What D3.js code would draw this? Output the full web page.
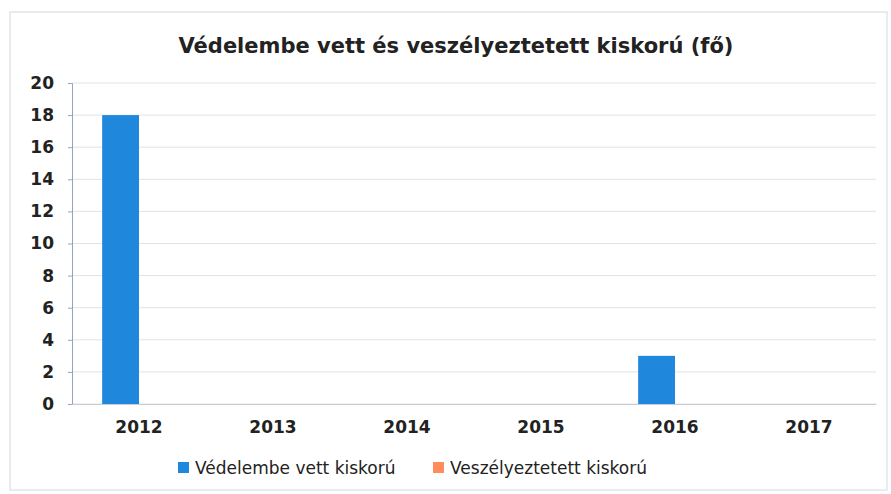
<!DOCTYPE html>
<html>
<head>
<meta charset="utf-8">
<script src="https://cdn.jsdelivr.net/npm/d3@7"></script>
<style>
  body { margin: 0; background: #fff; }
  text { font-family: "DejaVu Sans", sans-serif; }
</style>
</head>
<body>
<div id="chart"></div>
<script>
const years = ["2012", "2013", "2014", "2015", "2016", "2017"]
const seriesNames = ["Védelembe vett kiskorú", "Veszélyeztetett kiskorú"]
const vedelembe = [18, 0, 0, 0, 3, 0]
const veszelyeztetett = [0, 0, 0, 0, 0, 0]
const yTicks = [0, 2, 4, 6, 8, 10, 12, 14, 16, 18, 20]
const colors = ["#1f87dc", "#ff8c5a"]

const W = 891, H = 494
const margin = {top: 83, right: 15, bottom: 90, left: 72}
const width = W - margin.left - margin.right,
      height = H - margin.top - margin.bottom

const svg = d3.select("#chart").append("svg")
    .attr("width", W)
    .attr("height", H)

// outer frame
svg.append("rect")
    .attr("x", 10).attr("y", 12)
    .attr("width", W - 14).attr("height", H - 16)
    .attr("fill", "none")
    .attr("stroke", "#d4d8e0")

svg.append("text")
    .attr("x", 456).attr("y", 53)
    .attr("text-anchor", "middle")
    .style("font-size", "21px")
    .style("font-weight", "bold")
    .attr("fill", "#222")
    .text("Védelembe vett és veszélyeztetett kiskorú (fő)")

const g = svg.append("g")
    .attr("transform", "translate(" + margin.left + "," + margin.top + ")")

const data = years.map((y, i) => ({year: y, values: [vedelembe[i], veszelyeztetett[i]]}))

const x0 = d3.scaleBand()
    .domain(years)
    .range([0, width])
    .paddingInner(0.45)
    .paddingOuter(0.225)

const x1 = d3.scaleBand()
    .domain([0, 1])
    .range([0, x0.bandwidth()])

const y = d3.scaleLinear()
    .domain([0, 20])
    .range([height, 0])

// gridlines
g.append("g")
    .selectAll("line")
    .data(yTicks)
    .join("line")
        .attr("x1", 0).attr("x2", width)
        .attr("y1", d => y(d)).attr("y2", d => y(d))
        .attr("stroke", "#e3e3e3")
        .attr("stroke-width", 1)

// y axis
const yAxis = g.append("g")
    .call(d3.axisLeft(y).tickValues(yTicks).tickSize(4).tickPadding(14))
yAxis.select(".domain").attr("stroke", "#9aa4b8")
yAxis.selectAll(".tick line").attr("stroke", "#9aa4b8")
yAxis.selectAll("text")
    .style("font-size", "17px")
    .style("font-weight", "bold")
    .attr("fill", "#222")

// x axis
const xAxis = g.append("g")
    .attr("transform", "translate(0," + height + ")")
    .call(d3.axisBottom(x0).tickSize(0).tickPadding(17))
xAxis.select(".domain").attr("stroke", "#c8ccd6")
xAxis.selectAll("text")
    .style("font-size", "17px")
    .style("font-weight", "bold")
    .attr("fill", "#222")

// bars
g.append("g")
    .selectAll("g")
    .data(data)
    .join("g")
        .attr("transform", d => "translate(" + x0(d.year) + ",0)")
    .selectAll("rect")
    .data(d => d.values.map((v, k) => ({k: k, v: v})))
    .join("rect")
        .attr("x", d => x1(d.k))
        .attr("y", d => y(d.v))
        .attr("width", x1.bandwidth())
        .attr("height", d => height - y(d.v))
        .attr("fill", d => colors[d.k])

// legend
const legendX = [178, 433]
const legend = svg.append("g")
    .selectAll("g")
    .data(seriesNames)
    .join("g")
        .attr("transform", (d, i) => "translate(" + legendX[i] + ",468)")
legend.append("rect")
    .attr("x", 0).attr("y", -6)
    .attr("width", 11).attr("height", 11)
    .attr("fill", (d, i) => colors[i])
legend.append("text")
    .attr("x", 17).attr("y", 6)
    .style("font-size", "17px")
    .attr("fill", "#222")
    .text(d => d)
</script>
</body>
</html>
··········
DESCRIPTION OF THE TASK
Go through the listing above and write it all out exactly, leaving out any picture.

CORRECT OUTPUT
What D3.js code would draw this? Output the full web page.
<!DOCTYPE html>
<html>
<head>
<meta charset="utf-8">
<script src="https://cdn.jsdelivr.net/npm/d3@7"></script>
<style>
  body { margin: 0; background: #fff; }
  text { font-family: "DejaVu Sans", sans-serif; }
</style>
</head>
<body>
<div id="chart"></div>
<script>
const years = ["2012", "2013", "2014", "2015", "2016", "2017"]
const seriesNames = ["Védelembe vett kiskorú", "Veszélyeztetett kiskorú"]
const vedelembe = [18, 0, 0, 0, 3, 0]
const veszelyeztetett = [0, 0, 0, 0, 0, 0]
const yTicks = [0, 2, 4, 6, 8, 10, 12, 14, 16, 18, 20]
const colors = ["#1f87dc", "#ff8c5a"]

const W = 891, H = 494
const margin = {top: 83, right: 15, bottom: 90, left: 72}
const width = W - margin.left - margin.right,
      height = H - margin.top - margin.bottom

const svg = d3.select("#chart").append("svg")
    .attr("width", W)
    .attr("height", H)

// outer frame
svg.append("rect")
    .attr("x", 10).attr("y", 12)
    .attr("width", W - 14).attr("height", H - 16)
    .attr("fill", "none")
    .attr("stroke", "#d4d8e0")

svg.append("text")
    .attr("x", 456).attr("y", 53)
    .attr("text-anchor", "middle")
    .style("font-size", "21px")
    .style("font-weight", "bold")
    .attr("fill", "#222")
    .text("Védelembe vett és veszélyeztetett kiskorú (fő)")

const g = svg.append("g")
    .attr("transform", "translate(" + margin.left + "," + margin.top + ")")

const data = years.map((y, i) => ({year: y, values: [vedelembe[i], veszelyeztetett[i]]}))

const x0 = d3.scaleBand()
    .domain(years)
    .range([0, width])
    .paddingInner(0.45)
    .paddingOuter(0.225)

const x1 = d3.scaleBand()
    .domain([0, 1])
    .range([0, x0.bandwidth()])

const y = d3.scaleLinear()
    .domain([0, 20])
    .range([height, 0])

// gridlines
g.append("g")
    .selectAll("line")
    .data(yTicks)
    .join("line")
        .attr("x1", 0).attr("x2", width)
        .attr("y1", d => y(d)).attr("y2", d => y(d))
        .attr("stroke", "#e3e3e3")
        .attr("stroke-width", 1)

// y axis
const yAxis = g.append("g")
    .call(d3.axisLeft(y).tickValues(yTicks).tickSize(4).tickPadding(14))
yAxis.select(".domain").attr("stroke", "#9aa4b8")
yAxis.selectAll(".tick line").attr("stroke", "#9aa4b8")
yAxis.selectAll("text")
    .style("font-size", "17px")
    .style("font-weight", "bold")
    .attr("fill", "#222")

// x axis
const xAxis = g.append("g")
    .attr("transform", "translate(0," + height + ")")
    .call(d3.axisBottom(x0).tickSize(0).tickPadding(17))
xAxis.select(".domain").attr("stroke", "#c8ccd6")
xAxis.selectAll("text")
    .style("font-size", "17px")
    .style("font-weight", "bold")
    .attr("fill", "#222")

// bars
g.append("g")
    .selectAll("g")
    .data(data)
    .join("g")
        .attr("transform", d => "translate(" + x0(d.year) + ",0)")
    .selectAll("rect")
    .data(d => d.values.map((v, k) => ({k: k, v: v})))
    .join("rect")
        .attr("x", d => x1(d.k))
        .attr("y", d => y(d.v))
        .attr("width", x1.bandwidth())
        .attr("height", d => height - y(d.v))
        .attr("fill", d => colors[d.k])

// legend
const legendX = [178, 433]
const legend = svg.append("g")
    .selectAll("g")
    .data(seriesNames)
    .join("g")
        .attr("transform", (d, i) => "translate(" + legendX[i] + ",468)")
legend.append("rect")
    .attr("x", 0).attr("y", -6)
    .attr("width", 11).attr("height", 11)
    .attr("fill", (d, i) => colors[i])
legend.append("text")
    .attr("x", 17).attr("y", 6)
    .style("font-size", "17px")
    .attr("fill", "#222")
    .text(d => d)
</script>
</body>
</html>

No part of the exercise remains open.